5. Researchers also study the metabolism of some less-than-natural ecosystems — large cities — in terms of how urban areas consume resources and generate waste.
6. A primitive kind of metabolism was present in single-celled organisms more than 3.5 billion years ago. Due to low levels of atmospheric oxygen, the process may have been fermentative, still found in microbes such as yeast today.
7. As oxygen increased in Earth’s atmosphere and organisms became more complex, different forms of metabolism evolved, from plants’ photosynthesis to the lesser-known chemolithotrophy.

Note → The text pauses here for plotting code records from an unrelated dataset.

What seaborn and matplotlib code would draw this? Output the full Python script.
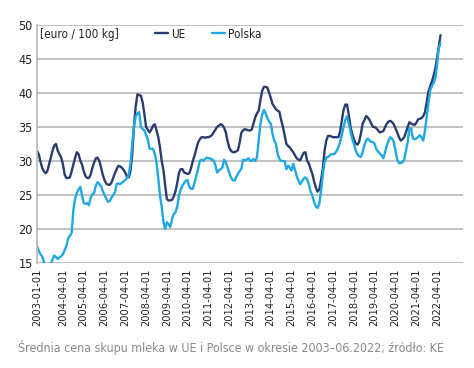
import numpy as np
import pandas as pd
import matplotlib
matplotlib.use("Agg")
import matplotlib.pyplot as plt
import seaborn as sns

# ---- data (monthly, 2003-01 .. 2022-06), euro / 100 kg ----
start_month = "2003-01-01"
ue = [
    31.5, 31.0, 30.0, 29.0, 28.5, 28.2, 28.5, 29.5, 30.5, 31.5, 32.3, 32.5,  # 2003
    31.5, 31.0, 30.5, 29.5, 28.0, 27.5, 27.5, 27.6, 28.5, 29.5, 30.5, 31.3,  # 2004
    31.0, 30.0, 29.5, 28.5, 27.8, 27.5, 27.5, 28.0, 29.0, 29.8, 30.4, 30.5,  # 2005
    30.0, 29.0, 28.0, 27.2, 26.7, 26.5, 26.5, 26.8, 27.5, 28.2, 28.8, 29.3,  # 2006
    29.2, 29.0, 28.7, 28.3, 27.7, 27.6, 28.5, 31.0, 35.0, 38.0, 39.8, 39.7,  # 2007
    39.6, 38.6, 37.0, 35.0, 34.6, 34.2, 34.6, 35.2, 35.4, 34.5, 33.5, 32.0,  # 2008
    30.0, 28.6, 26.5, 24.4, 24.2, 24.2, 24.3, 24.8, 25.6, 26.8, 28.3, 28.8,  # 2009
    28.8, 28.3, 28.2, 28.1, 28.2, 29.0, 30.0, 30.8, 31.8, 32.7, 33.2, 33.5,  # 2010
    33.5, 33.4, 33.5, 33.5, 33.6, 33.8, 34.2, 34.6, 35.0, 35.2, 35.4, 35.3,  # 2011
    34.9, 34.2, 33.0, 32.0, 31.5, 31.3, 31.3, 31.4, 31.6, 32.7, 34.2, 34.5,  # 2012
    34.7, 34.6, 34.5, 34.5, 34.6, 35.5, 36.4, 37.0, 37.4, 39.0, 40.3, 40.9,  # 2013
    40.9, 40.8, 40.1, 39.3, 38.4, 38.0, 37.6, 37.4, 37.2, 36.0, 35.0, 33.8,  # 2014
    32.5, 32.2, 32.0, 31.6, 31.3, 30.8, 30.4, 30.2, 30.1, 30.7, 31.2, 31.3,  # 2015
    30.0, 29.6, 28.8, 28.1, 27.0, 26.1, 25.5, 25.8, 27.2, 28.8, 31.5, 33.0,  # 2016
    33.7, 33.7, 33.6, 33.5, 33.5, 33.5, 33.5, 34.3, 36.0, 37.5, 38.3, 38.3,  # 2017
    36.8, 35.0, 34.0, 33.2, 32.6, 32.4, 32.8, 34.0, 35.5, 36.0, 36.6, 36.4,  # 2018
    36.0, 35.5, 35.0, 35.0, 34.8, 34.5, 34.2, 34.3, 34.4, 35.0, 35.5, 35.8,  # 2019
    35.9, 35.7, 35.4, 34.8, 34.2, 33.5, 33.0, 33.2, 33.5, 34.2, 35.0, 35.7,  # 2020
    35.5, 35.4, 35.3, 35.6, 36.1, 36.2, 36.3, 36.6, 37.2, 38.7, 40.2, 41.0,  # 2021
    41.7, 42.6, 43.6, 45.1, 46.8, 48.5,                                      # 2022
]
polska = [
    17.5, 16.8, 16.3, 16.0, 15.2, 14.5, 14.3, 14.5, 14.9, 15.5, 16.1, 15.9,  # 2003
    15.6, 15.8, 16.0, 16.3, 16.9, 17.5, 18.6, 19.0, 19.4, 22.8, 24.5, 25.3,  # 2004
    25.8, 26.2, 25.0, 23.8, 23.7, 23.8, 23.5, 24.6, 25.1, 25.3, 26.4, 26.9,  # 2005
    26.6, 26.3, 25.6, 25.0, 24.5, 24.0, 24.1, 24.6, 25.0, 25.4, 26.6, 26.7,  # 2006
    26.6, 26.8, 27.0, 27.2, 27.5, 28.0, 29.5, 32.5, 35.0, 36.5, 37.0, 37.2,  # 2007
    35.0, 34.7, 34.5, 33.8, 33.2, 31.8, 31.8, 31.8, 31.0, 29.8, 27.5, 25.0,  # 2008
    23.2, 21.0, 20.0, 21.0, 20.7, 20.3, 21.5, 22.2, 22.5, 23.3, 25.0, 25.8,  # 2009
    26.4, 26.8, 27.1, 27.2, 26.2, 25.9, 25.9, 26.8, 27.8, 28.8, 30.0, 30.2,  # 2010
    30.0, 30.3, 30.5, 30.4, 30.4, 30.2, 30.1, 29.4, 28.3, 28.6, 28.8, 29.0,  # 2011
    30.2, 29.8, 29.1, 28.3, 27.6, 27.2, 27.1, 27.6, 28.1, 28.5, 28.9, 30.2,  # 2012
    30.1, 30.2, 30.4, 30.1, 30.0, 30.3, 30.0, 30.5, 33.0, 35.5, 36.8, 37.5,  # 2013
    37.0, 36.3, 35.8, 35.5, 34.0, 33.0, 32.5, 31.0, 30.3, 30.0, 30.0, 30.0,  # 2014
    28.8, 29.3, 29.0, 28.6, 29.6, 28.7, 27.8, 27.1, 26.6, 27.0, 27.4, 27.6,  # 2015
    27.3, 26.5, 25.5, 24.9, 24.0, 23.3, 23.1, 23.7, 25.6, 28.0, 29.8, 30.5,  # 2016
    30.6, 30.8, 31.0, 31.0, 31.1, 31.5, 32.0, 32.8, 33.8, 35.0, 36.0, 36.6,  # 2017
    35.5, 34.3, 33.3, 32.5, 31.6, 31.0, 30.7, 30.6, 31.3, 32.3, 33.0, 33.3,  # 2018
    33.0, 32.8, 32.8, 32.5, 31.7, 31.4, 31.1, 30.8, 30.4, 31.3, 32.3, 33.0,  # 2019
    33.5, 33.3, 32.8, 31.5, 30.2, 29.7, 29.7, 29.8, 30.2, 31.5, 32.8, 34.8,  # 2020
    34.8, 33.3, 33.2, 33.3, 33.5, 33.8, 33.5, 33.0, 34.5, 36.5, 38.5, 40.4,  # 2021
    41.0, 41.5, 42.1, 44.1, 46.6, 47.3,                                      # 2022
]
series_names = ["UE", "Polska"]
tick_labels = ["2003-01-01", "2004-04-01", "2005-04-01", "2006-04-01", "2007-04-01",
               "2008-04-01", "2009-04-01", "2010-04-01", "2011-04-01", "2012-04-01",
               "2013-04-01", "2014-04-01", "2015-04-01", "2016-04-01", "2017-04-01",
               "2018-04-01", "2019-04-01", "2020-04-01", "2021-04-01", "2022-04-01"]
y_ticks = [15, 20, 25, 30, 35, 40, 45, 50]
unit_label = "[euro / 100 kg]"
caption = "Średnia cena skupu mleka w UE i Polsce w okresie 2003–06.2022; źródło: KE"

# ---- build table ----
dates = pd.date_range(start_month, periods=len(ue), freq="MS")
df = pd.DataFrame({
    "data": np.concatenate([dates, dates]),
    "cena": ue + polska,
    "seria": [series_names[0]] * len(ue) + [series_names[1]] * len(polska),
})

sns.set_theme(style="white")
plt.rcParams["font.family"] = ["DejaVu Sans"]
plt.rcParams["font.stretch"] = "condensed"

fig = plt.figure(figsize=(4.74, 3.68), dpi=100)
ax = fig.add_axes([37 / 474, 1 - 263 / 368, 426 / 474, 238 / 368])

colors = {"UE": "#2b3c6e", "Polska": "#1fa8e1"}
sns.lineplot(data=df, x="data", y="cena", hue="seria", palette=colors,
             linewidth=1.7, ax=ax, legend=True)

ax.set_ylim(15, 50)
ax.set_yticks(y_ticks)
ax.set_xlim(pd.Timestamp("2003-01-01"), pd.Timestamp("2023-07-01"))
ax.set_xticks([pd.Timestamp(t) for t in tick_labels])
ax.set_xticklabels(tick_labels, rotation=90, fontsize=7.9, color="#222222")
ax.tick_params(axis="y", labelsize=9, colors="#222222", length=0, pad=3)
ax.tick_params(axis="x", length=0, pad=4)
ax.set_xlabel("")
ax.set_ylabel("")

ax.yaxis.grid(True, color="#bcbcbc", linewidth=1.3)
ax.xaxis.grid(False)
for s in ["top", "right", "bottom"]:
    ax.spines[s].set_visible(False)
ax.spines["left"].set_color("#bcbcbc")
ax.spines["left"].set_linewidth(1.3)
ax.set_axisbelow(True)

ax.text(0.007, 0.962, unit_label, transform=ax.transAxes, fontsize=8.4,
        ha="left", va="center", color="#222222")

leg = ax.legend(ncol=2, loc="center left", bbox_to_anchor=((155 - 37) / 426, 0.962),
                frameon=False, fontsize=8.5, handlelength=1.1, handletextpad=0.25,
                columnspacing=2.3, borderaxespad=0, borderpad=0)
for t in leg.get_texts():
    t.set_color("#222222")
for h in leg.get_lines():
    h.set_linewidth(1.7)

fig.text(0.487, 0.057, caption, ha="center", va="center", fontsize=8.9,
         color="#8a8a8a")

fig.savefig("out.png", dpi=100)
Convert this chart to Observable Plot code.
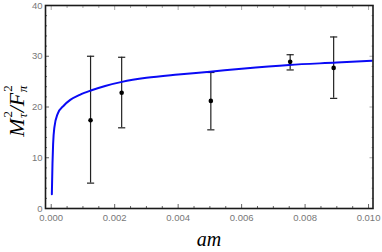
<!DOCTYPE html>
<html>
<head>
<meta charset="utf-8">
<script src="https://cdn.jsdelivr.net/npm/d3@7"></script>
<script src="https://cdn.jsdelivr.net/npm/@observablehq/plot@0.6"></script>
<style>
  html, body { margin: 0; padding: 0; background: #fff; }
</style>
</head>
<body>
<div id="chart"></div>
<script>
// Lattice data points (am, M^2/F^2) with error bars
const pointX  = [0.00124, 0.00222, 0.00503, 0.00753, 0.00890];
const pointY  = [17.4, 22.8, 21.2, 28.9, 27.7];
const pointLo = [5.0, 15.9, 15.5, 27.3, 21.7];
const pointHi = [30.0, 29.8, 26.8, 30.3, 33.8];

// Fit curve
const curveX = [0.00002, 0.00004, 0.00006, 0.0001, 0.0002, 0.0004, 0.0006, 0.0009, 0.00127, 0.0017, 0.00223, 0.003, 0.004, 0.005, 0.006, 0.0075, 0.009, 0.0101];
const curveY = [2.8, 8.8, 12.7, 16.0, 18.6, 20.3, 21.4, 22.4, 23.3, 24.15, 24.95, 25.75, 26.4, 26.95, 27.55, 28.3, 28.75, 29.1];

// Tick values
const xTicks = [0, 0.002, 0.004, 0.006, 0.008, 0.010];
const xTickLabels = ["0.000", "0.002", "0.004", "0.006", "0.008", "0.010"];
const yTicks = [0, 10, 20, 30, 40];
const yTickLabels = ["0", "10", "20", "30", "40"];
const xMinor = d3.range(0, 0.01001, 0.0005).filter((d, i) => i % 4 !== 0);
const yMinor = d3.range(0, 40.01, 2).filter((d, i) => i % 5 !== 0);

const points = pointX.map((x, i) => ({x, y: pointY[i], lo: pointLo[i], hi: pointHi[i]}));
const caps = points.flatMap(p => [{x: p.x, y: p.lo}, {x: p.x, y: p.hi}]);
const curve = curveX.map((x, i) => ({x, y: curveY[i]}));

const capSymbol = {
  draw(ctx, size) {
    const r = Math.sqrt(size / Math.PI);
    ctx.moveTo(-r, 0);
    ctx.lineTo(r, 0);
  }
};

const tickColor = "#666";
const labelColor = "#777";

const chart = Plot.plot({
  width: 382,
  height: 252,
  marginLeft: 45,
  marginRight: 9.5,
  marginTop: 5,
  marginBottom: 44,
  style: {fontFamily: "'Liberation Sans', Arial, sans-serif", fontSize: "9.5px", background: "#fff"},
  x: {domain: [-0.00018, 0.01014]},
  y: {domain: [0, 40]},
  marks: [
    // tick marks pointing inward on all four sides
    Plot.axisX(xTicks, {anchor: "bottom", tickSize: -4, text: null, stroke: tickColor, label: null}),
    Plot.axisX(xMinor, {anchor: "bottom", tickSize: -2, text: null, stroke: tickColor, label: null}),
    Plot.axisX(xTicks, {anchor: "top", tickSize: -4, text: null, stroke: "#aaa", label: null}),
    Plot.axisX(xMinor, {anchor: "top", tickSize: -2, text: null, stroke: "#aaa", label: null}),
    Plot.axisY(yTicks, {anchor: "left", tickSize: -4, text: null, stroke: tickColor, label: null}),
    Plot.axisY(yMinor, {anchor: "left", tickSize: -2, text: null, stroke: tickColor, label: null}),
    Plot.axisY(yTicks, {anchor: "right", tickSize: -4, text: null, stroke: "#aaa", label: null}),
    Plot.axisY(yMinor, {anchor: "right", tickSize: -2, text: null, stroke: "#aaa", label: null}),
    // tick labels
    Plot.axisX(xTicks, {anchor: "bottom", tickSize: 0, tickPadding: 6, fill: labelColor, label: null,
      tickFormat: (d) => xTickLabels[xTicks.indexOf(d)]}),
    Plot.axisY(yTicks, {anchor: "left", tickSize: 0, tickPadding: 3, fill: labelColor, label: null,
      tickFormat: (d) => yTickLabels[yTicks.indexOf(d)]}),
    // error bars
    Plot.ruleX(points, {x: "x", y1: "lo", y2: "hi", stroke: "#222", strokeWidth: 1.2}),
    Plot.dot(caps, {x: "x", y: "y", r: 3.6, symbol: capSymbol, stroke: "#222", strokeWidth: 1.2}),
    // fit curve
    Plot.line(curve, {x: "x", y: "y", stroke: "#0a0af5", strokeWidth: 2, curve: "monotone-x"}),
    // data points
    Plot.dot(points, {x: "x", y: "y", r: 2.3, fill: "#000", stroke: "none"}),
    Plot.frame({stroke: "#1a1a1a", strokeWidth: 1.6})
  ]
});

// axis titles with stacked super/subscripts
const svg = d3.select(chart);
const serif = "'Liberation Serif', 'Times New Roman', serif";
svg.append("text")
  .attr("x", 209).attr("y", 246)
  .attr("text-anchor", "middle")
  .attr("font-family", serif).attr("font-style", "italic").attr("font-size", 20)
  .attr("fill", "#000")
  .text("am");

const yl = svg.append("text")
  .attr("transform", "translate(23.5,111) rotate(-90)")
  .attr("text-anchor", "middle")
  .attr("font-family", serif).attr("font-style", "italic").attr("font-size", 22)
  .attr("fill", "#000");
yl.append("tspan").text("M");
yl.append("tspan").attr("font-size", 13).attr("font-style", "normal").attr("dx", 1).attr("dy", -12).text("2");
yl.append("tspan").attr("font-size", 13).attr("dx", -7).attr("dy", 15.5).text("τ");
yl.append("tspan").attr("dx", 1).attr("dy", -3.5).text("/F");
yl.append("tspan").attr("font-size", 13).attr("font-style", "normal").attr("dx", 1).attr("dy", -12).text("2");
yl.append("tspan").attr("font-size", 13).attr("dx", -7).attr("dy", 15.5).text("π");

document.getElementById("chart").appendChild(chart);
</script>
</body>
</html>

8. Many bacteria and archaea, another type of single-celled organism, use chemolithotrophy to get their energy from inorganic compounds such as ammonia in anoxic, extreme environments. No air, no sun, no problem!
9. Regardless of an organism’s energy source, its metabolism is a balance of catabolism, breaking energy down into usable units, and anabolism, using those units for vital building projects such as bone growth.
10. The grunt work of metabolic processes is done by enzymes. These proteins act like crowd control, ensuring molecules reacting catabolically or anabolically are where they need to be.
11. The enzymes themselves are constantly losing stability and being replaced, which means metabolism is a product of … metabolism. Whoa.
12. Metabolic diseases, which are typically genetic, cause the body to produce one or more enzymes insufficiently or not at all. Metabolic syndrome (MetS), however, is a more complex constellation of conditions.
13. MetS factors include increased abdominal fat, high blood pressure, insulin resistance, abnormal blood coagulation and cholesterol levels as well as elevated C-reactive protein, an indicator of inflammation.
14. The causes of MetS are not fully clear, but genes, inactivity and obesity all play a role, leading to significantly elevated risk of heart disease, diabetes and death.
15. We all know that being active and fit will make us healthier — and we’ve all heard the sales pitches that we can achieve that goal by revving up our metabolism with certain foods. Scientific support for many marketing claims is mixed, however.
16. Green tea extract, for example, has been shown to increase energy expenditure in some studies, possibly by inhibiting certain enzymes. A 2011 meta-analysis, however, found that the modest results varied both by individual and origin of extract used.
17. A 2012 review showed that green tea’s boost is even more of a bust: Its use resulted in “statistically insignificant” weight loss and no significant effect on weight management.
18. And sorry, but your metabolism will never match that of the ruby-throated hummingbird, which has the highest metabolic rate of any vertebrate when active.
19. To maintain body temperature and beat its wings up to 200 times a second, the metabolic record-setter, like other hummingbirds, needs enormous amounts of energy. The small birds typically consume their body weight in nectar every day. So much for thinking you can diet by “eating like a bird.”
20. On the other hand, in 2016 researchers found that the three-toed sloth had the lowest metabolic rate of any mammal, an adaptation that evolved to reduce fuel needs in the energy-poor forest canopy environment where it lives. Slothfulness isn’t one of the seven deadly sins — it’s just smart evolutionary strategy.